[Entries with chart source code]

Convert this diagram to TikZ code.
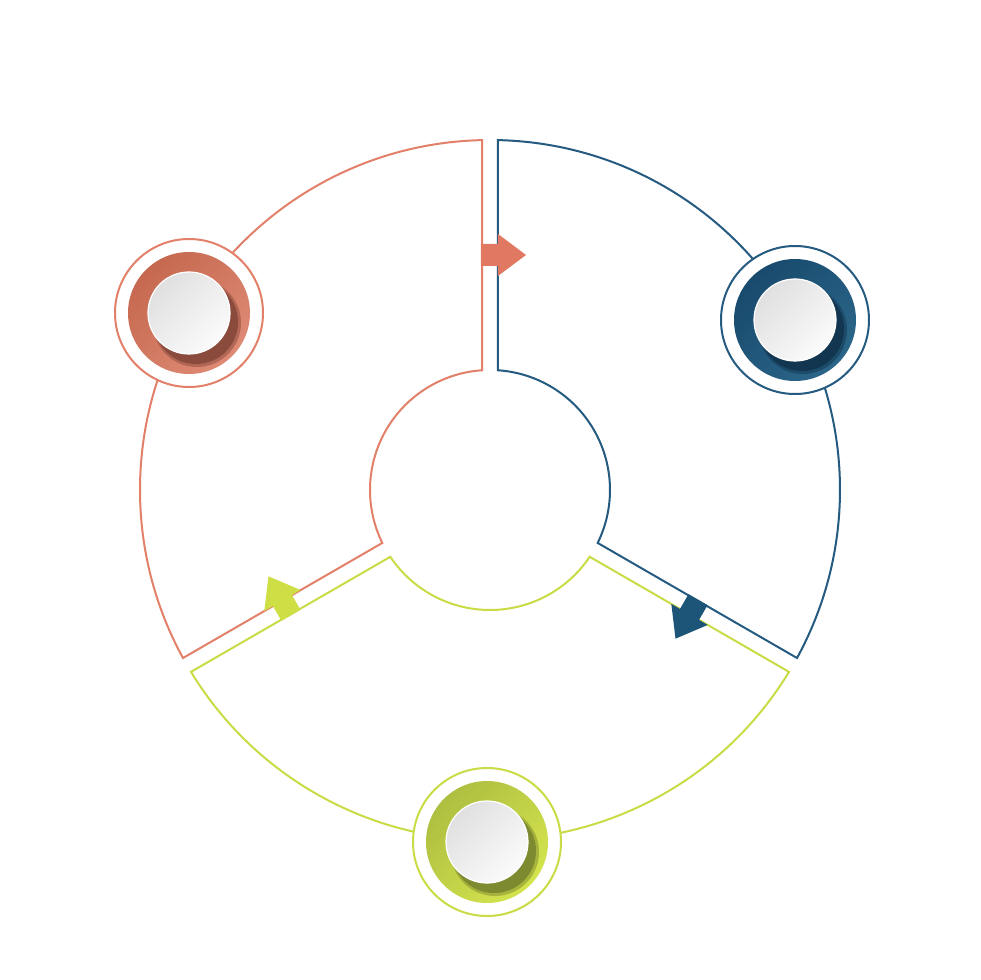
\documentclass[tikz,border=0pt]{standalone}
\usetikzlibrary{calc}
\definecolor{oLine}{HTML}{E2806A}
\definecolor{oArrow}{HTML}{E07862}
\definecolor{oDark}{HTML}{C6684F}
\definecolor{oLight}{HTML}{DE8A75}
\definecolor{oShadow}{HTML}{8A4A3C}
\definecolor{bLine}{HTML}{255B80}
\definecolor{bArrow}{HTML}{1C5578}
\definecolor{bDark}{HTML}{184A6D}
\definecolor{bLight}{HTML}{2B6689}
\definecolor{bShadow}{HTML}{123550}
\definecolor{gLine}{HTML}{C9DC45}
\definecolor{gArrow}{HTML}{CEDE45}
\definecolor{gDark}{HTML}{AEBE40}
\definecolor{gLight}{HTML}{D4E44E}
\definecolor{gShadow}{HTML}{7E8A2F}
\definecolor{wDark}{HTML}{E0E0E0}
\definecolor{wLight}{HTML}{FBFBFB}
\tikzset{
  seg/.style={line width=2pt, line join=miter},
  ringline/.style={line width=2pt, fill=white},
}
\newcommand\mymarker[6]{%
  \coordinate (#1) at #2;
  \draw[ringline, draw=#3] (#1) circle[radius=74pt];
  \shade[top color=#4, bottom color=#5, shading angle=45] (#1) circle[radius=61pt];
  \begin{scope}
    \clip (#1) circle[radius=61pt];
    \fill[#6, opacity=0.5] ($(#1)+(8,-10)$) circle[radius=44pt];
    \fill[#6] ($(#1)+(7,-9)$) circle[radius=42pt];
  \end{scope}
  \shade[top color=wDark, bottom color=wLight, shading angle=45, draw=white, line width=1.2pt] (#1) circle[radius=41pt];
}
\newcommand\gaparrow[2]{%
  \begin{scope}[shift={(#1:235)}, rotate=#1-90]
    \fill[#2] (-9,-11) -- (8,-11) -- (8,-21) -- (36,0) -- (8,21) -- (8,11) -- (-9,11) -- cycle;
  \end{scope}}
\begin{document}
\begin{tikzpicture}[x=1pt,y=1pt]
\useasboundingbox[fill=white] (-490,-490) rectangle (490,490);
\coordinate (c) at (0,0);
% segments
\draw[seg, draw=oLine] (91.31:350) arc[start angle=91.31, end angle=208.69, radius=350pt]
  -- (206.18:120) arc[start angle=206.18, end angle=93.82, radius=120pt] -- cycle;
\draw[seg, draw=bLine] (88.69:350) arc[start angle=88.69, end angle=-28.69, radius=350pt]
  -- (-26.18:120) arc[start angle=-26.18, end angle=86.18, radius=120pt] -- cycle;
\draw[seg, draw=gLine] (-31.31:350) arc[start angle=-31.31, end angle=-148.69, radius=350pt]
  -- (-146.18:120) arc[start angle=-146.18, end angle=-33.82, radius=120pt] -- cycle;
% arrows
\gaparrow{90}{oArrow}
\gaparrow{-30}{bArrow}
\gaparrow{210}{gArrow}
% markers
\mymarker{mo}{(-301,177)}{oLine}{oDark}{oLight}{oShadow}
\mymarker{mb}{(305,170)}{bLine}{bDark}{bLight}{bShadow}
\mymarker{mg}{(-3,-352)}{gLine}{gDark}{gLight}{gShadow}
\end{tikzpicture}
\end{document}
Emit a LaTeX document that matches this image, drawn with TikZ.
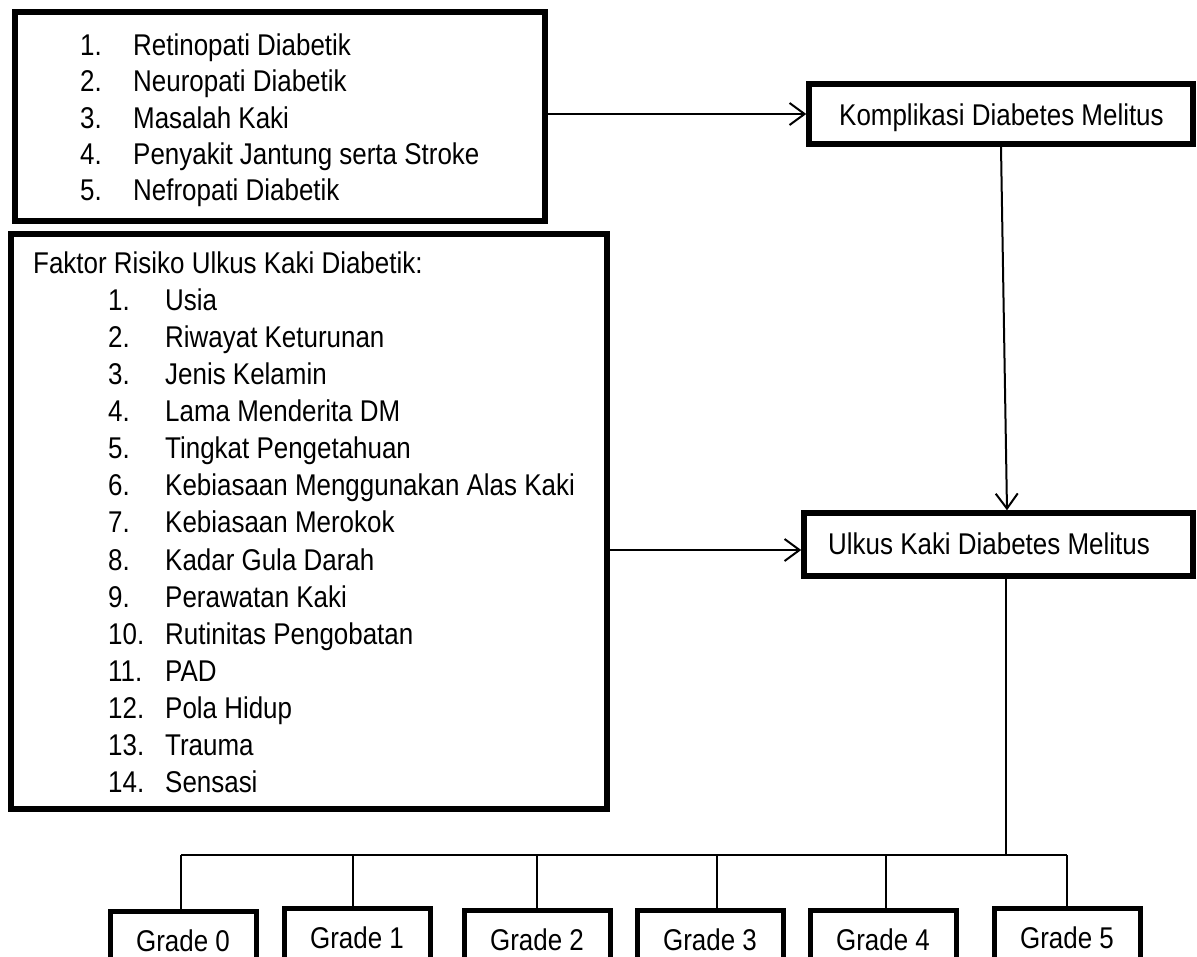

▶ [DO THIS]
Using the material above, return every line exactly as it appears, minus the pictures.

▶ [RESPONSE BELOW]
Convert this diagram to TikZ code.
\documentclass[tikz,border=0pt]{standalone}
\usetikzlibrary{calc}
\definecolor{oLine}{HTML}{E2806A}
\definecolor{oArrow}{HTML}{E07862}
\definecolor{oDark}{HTML}{C6684F}
\definecolor{oLight}{HTML}{DE8A75}
\definecolor{oShadow}{HTML}{8A4A3C}
\definecolor{bLine}{HTML}{255B80}
\definecolor{bArrow}{HTML}{1C5578}
\definecolor{bDark}{HTML}{184A6D}
\definecolor{bLight}{HTML}{2B6689}
\definecolor{bShadow}{HTML}{123550}
\definecolor{gLine}{HTML}{C9DC45}
\definecolor{gArrow}{HTML}{CEDE45}
\definecolor{gDark}{HTML}{AEBE40}
\definecolor{gLight}{HTML}{D4E44E}
\definecolor{gShadow}{HTML}{7E8A2F}
\definecolor{wDark}{HTML}{E0E0E0}
\definecolor{wLight}{HTML}{FBFBFB}
\tikzset{
  seg/.style={line width=2pt, line join=miter},
  ringline/.style={line width=2pt, fill=white},
}
\newcommand\mymarker[6]{%
  \coordinate (#1) at #2;
  \draw[ringline, draw=#3] (#1) circle[radius=74pt];
  \shade[top color=#4, bottom color=#5, shading angle=45] (#1) circle[radius=61pt];
  \begin{scope}
    \clip (#1) circle[radius=61pt];
    \fill[#6, opacity=0.5] ($(#1)+(8,-10)$) circle[radius=44pt];
    \fill[#6] ($(#1)+(7,-9)$) circle[radius=42pt];
  \end{scope}
  \shade[top color=wDark, bottom color=wLight, shading angle=45, draw=white, line width=1.2pt] (#1) circle[radius=41pt];
}
\newcommand\gaparrow[2]{%
  \begin{scope}[shift={(#1:235)}, rotate=#1-90]
    \fill[#2] (-9,-11) -- (8,-11) -- (8,-21) -- (36,0) -- (8,21) -- (8,11) -- (-9,11) -- cycle;
  \end{scope}}
\begin{document}
\begin{tikzpicture}[x=1pt,y=1pt]
\useasboundingbox[fill=white] (-490,-490) rectangle (490,490);
\coordinate (c) at (0,0);
% segments
\draw[seg, draw=oLine] (91.31:350) arc[start angle=91.31, end angle=208.69, radius=350pt]
  -- (206.18:120) arc[start angle=206.18, end angle=93.82, radius=120pt] -- cycle;
\draw[seg, draw=bLine] (88.69:350) arc[start angle=88.69, end angle=-28.69, radius=350pt]
  -- (-26.18:120) arc[start angle=-26.18, end angle=86.18, radius=120pt] -- cycle;
\draw[seg, draw=gLine] (-31.31:350) arc[start angle=-31.31, end angle=-148.69, radius=350pt]
  -- (-146.18:120) arc[start angle=-146.18, end angle=-33.82, radius=120pt] -- cycle;
% arrows
\gaparrow{90}{oArrow}
\gaparrow{-30}{bArrow}
\gaparrow{210}{gArrow}
% markers
\mymarker{mo}{(-301,177)}{oLine}{oDark}{oLight}{oShadow}
\mymarker{mb}{(305,170)}{bLine}{bDark}{bLight}{bShadow}
\mymarker{mg}{(-3,-352)}{gLine}{gDark}{gLight}{gShadow}
\end{tikzpicture}
\end{document}
Emit a LaTeX document that matches this image, drawn with TikZ.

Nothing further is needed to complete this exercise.